(Saved data entries)

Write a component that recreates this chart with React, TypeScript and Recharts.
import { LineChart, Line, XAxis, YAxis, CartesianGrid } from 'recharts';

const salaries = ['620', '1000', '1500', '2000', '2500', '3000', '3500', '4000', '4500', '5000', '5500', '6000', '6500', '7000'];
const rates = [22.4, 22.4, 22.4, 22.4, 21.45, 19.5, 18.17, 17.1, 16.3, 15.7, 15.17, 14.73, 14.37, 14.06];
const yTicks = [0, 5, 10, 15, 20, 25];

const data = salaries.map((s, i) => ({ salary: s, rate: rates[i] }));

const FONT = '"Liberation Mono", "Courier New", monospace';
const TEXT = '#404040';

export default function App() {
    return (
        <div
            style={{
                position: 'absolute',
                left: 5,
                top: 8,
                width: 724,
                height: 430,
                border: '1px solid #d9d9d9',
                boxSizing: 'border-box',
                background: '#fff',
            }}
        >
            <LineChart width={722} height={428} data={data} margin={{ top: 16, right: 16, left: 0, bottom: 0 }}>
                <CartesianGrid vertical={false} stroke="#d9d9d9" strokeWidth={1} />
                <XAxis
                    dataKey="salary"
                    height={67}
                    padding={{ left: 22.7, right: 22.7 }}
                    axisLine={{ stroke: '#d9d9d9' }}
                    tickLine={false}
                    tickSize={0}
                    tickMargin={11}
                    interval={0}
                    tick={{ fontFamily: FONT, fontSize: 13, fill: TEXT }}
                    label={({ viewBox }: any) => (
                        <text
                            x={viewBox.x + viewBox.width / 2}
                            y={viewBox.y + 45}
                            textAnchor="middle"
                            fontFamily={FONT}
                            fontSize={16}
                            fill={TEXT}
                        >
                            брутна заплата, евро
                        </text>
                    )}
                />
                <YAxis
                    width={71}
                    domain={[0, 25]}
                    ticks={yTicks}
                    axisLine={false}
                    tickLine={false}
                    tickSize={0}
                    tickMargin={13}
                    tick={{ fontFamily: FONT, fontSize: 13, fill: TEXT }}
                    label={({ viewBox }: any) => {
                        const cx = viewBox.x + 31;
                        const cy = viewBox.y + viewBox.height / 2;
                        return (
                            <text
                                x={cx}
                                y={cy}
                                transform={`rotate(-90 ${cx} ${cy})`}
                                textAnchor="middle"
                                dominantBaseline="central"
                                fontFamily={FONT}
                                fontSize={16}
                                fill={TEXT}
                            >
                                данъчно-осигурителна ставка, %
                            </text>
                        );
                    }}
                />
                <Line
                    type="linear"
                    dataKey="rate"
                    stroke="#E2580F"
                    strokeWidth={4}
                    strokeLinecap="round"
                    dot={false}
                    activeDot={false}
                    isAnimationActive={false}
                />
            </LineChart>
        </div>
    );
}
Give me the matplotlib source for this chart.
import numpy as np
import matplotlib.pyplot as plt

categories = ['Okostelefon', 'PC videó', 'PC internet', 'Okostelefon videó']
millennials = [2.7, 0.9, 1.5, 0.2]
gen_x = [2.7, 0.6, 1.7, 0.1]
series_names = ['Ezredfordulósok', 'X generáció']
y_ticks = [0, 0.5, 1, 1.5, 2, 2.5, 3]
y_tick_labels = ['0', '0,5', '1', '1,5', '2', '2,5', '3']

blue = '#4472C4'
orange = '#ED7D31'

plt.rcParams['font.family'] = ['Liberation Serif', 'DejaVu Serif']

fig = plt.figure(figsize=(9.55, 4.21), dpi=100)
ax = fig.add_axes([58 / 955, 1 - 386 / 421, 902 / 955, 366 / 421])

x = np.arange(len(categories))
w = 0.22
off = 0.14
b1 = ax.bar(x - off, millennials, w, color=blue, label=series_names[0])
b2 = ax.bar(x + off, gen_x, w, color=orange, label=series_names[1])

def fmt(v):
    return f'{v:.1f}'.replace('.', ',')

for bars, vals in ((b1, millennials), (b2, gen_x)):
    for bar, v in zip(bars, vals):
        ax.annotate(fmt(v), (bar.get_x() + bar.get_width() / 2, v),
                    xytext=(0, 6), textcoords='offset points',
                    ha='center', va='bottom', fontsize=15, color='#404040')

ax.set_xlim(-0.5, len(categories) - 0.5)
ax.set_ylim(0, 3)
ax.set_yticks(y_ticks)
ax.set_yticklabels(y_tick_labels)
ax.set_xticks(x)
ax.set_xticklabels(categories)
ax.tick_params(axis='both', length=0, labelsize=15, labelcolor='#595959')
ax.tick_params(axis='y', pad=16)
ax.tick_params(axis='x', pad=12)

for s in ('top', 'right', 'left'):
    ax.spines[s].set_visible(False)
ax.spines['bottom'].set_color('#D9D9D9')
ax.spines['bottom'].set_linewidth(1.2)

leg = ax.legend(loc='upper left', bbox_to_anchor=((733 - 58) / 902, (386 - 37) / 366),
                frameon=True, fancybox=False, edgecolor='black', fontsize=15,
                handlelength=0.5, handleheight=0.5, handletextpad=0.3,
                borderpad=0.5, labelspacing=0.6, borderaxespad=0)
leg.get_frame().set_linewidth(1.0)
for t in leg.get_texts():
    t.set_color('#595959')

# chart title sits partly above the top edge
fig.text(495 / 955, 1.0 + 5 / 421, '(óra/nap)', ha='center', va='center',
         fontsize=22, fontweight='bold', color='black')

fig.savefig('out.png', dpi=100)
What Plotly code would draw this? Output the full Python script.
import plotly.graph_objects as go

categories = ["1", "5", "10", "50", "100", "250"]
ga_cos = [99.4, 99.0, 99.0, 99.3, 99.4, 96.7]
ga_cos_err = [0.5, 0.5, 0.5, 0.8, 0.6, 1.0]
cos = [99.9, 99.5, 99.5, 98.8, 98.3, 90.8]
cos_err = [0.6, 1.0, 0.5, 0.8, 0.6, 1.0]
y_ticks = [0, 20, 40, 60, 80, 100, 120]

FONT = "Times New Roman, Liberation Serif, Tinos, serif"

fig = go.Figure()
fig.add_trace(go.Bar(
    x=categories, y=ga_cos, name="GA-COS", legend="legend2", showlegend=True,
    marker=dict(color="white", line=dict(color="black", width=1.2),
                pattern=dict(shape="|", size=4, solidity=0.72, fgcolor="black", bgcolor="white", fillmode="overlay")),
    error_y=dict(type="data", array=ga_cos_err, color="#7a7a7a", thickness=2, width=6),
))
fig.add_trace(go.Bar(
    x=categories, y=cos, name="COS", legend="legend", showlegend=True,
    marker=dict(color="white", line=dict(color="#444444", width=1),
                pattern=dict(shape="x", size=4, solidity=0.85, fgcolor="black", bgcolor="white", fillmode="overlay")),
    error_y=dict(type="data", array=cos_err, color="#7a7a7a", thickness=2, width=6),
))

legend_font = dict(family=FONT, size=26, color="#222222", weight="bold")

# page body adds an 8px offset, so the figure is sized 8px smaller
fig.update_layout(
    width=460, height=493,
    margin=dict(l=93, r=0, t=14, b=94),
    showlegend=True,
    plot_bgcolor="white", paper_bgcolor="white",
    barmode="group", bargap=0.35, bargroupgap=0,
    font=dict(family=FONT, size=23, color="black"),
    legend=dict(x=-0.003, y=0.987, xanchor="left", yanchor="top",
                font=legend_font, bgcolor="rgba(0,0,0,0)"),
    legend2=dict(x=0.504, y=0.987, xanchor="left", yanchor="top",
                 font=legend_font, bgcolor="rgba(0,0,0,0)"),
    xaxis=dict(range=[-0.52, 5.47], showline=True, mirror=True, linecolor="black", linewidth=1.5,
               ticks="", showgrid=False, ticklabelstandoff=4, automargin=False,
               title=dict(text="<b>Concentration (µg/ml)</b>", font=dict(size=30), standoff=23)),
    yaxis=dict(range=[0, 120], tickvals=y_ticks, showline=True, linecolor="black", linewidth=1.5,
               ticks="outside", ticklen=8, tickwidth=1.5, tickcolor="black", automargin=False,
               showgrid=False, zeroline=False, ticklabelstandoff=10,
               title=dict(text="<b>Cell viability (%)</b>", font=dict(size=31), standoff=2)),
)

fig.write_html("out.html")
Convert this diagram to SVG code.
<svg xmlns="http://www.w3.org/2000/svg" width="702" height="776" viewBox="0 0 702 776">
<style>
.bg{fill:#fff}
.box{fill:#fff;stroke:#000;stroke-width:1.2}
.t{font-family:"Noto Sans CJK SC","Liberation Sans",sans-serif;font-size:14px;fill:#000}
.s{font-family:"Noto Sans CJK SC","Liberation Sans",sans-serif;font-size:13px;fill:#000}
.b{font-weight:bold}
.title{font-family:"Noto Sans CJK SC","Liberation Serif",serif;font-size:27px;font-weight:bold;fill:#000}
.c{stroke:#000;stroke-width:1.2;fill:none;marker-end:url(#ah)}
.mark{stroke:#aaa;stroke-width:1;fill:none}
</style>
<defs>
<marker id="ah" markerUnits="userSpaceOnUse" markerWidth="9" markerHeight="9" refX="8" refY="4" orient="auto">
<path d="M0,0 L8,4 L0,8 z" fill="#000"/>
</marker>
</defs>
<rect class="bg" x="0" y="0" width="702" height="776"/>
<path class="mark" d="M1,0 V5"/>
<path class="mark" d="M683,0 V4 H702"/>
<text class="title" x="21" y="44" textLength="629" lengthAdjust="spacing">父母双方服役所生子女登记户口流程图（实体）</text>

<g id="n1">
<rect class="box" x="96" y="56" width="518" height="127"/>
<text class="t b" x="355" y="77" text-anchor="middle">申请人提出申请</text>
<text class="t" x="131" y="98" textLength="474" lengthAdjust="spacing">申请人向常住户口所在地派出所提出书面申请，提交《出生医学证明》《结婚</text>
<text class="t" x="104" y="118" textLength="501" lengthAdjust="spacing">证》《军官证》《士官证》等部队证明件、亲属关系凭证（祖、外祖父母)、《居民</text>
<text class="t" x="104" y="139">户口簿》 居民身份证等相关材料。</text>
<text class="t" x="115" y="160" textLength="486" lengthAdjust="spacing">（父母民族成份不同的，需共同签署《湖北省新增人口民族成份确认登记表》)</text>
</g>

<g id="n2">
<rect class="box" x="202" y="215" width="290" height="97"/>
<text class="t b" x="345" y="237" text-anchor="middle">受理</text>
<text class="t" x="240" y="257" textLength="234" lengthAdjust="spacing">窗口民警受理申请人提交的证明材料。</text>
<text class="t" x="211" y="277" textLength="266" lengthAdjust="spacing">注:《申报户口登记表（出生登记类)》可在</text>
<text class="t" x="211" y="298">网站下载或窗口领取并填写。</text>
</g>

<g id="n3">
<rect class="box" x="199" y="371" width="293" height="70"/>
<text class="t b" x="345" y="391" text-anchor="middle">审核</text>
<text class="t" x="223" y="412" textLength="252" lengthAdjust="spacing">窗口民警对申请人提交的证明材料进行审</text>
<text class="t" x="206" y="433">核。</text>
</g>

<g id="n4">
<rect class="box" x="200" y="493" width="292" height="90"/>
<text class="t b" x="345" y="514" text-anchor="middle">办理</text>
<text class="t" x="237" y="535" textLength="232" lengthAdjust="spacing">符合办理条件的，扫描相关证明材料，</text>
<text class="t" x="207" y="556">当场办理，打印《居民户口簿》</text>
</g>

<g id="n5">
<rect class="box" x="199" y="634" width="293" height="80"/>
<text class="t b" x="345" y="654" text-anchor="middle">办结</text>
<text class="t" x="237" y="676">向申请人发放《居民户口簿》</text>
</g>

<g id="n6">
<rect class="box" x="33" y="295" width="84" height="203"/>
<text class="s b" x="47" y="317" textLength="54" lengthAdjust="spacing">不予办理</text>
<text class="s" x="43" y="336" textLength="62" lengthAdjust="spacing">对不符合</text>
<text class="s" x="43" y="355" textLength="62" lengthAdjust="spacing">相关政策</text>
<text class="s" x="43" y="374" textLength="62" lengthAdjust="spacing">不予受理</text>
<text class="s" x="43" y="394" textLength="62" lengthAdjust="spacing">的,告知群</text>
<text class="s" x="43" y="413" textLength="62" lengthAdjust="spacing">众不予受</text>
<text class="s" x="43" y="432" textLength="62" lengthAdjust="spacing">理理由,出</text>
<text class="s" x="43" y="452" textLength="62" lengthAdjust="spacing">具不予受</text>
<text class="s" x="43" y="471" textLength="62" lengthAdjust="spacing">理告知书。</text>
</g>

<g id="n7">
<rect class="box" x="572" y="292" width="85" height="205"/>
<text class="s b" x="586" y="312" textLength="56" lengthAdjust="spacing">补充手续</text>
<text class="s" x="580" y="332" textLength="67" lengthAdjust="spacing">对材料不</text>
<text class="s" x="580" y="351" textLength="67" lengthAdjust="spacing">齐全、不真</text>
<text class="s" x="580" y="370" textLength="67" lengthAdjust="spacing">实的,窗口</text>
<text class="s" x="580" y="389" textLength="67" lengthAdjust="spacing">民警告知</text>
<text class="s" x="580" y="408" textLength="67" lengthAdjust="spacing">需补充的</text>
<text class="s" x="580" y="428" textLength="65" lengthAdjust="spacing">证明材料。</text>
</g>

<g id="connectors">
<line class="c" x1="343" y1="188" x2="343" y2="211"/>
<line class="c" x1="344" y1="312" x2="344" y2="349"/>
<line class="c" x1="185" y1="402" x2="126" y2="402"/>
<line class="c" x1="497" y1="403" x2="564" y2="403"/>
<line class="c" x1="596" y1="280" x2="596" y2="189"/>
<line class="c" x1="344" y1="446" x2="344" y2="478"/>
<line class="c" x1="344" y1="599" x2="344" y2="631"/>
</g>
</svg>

- Stated problem:
Restate, word for word and with nothing added, the lines from the first line of the listing through the one where "XAxis, YAxis, CartesianGrid" stands.

- Result of this task:
Write a component that recreates this chart with React, TypeScript and Recharts.
import { LineChart, Line, XAxis, YAxis, CartesianGrid } from 'recharts';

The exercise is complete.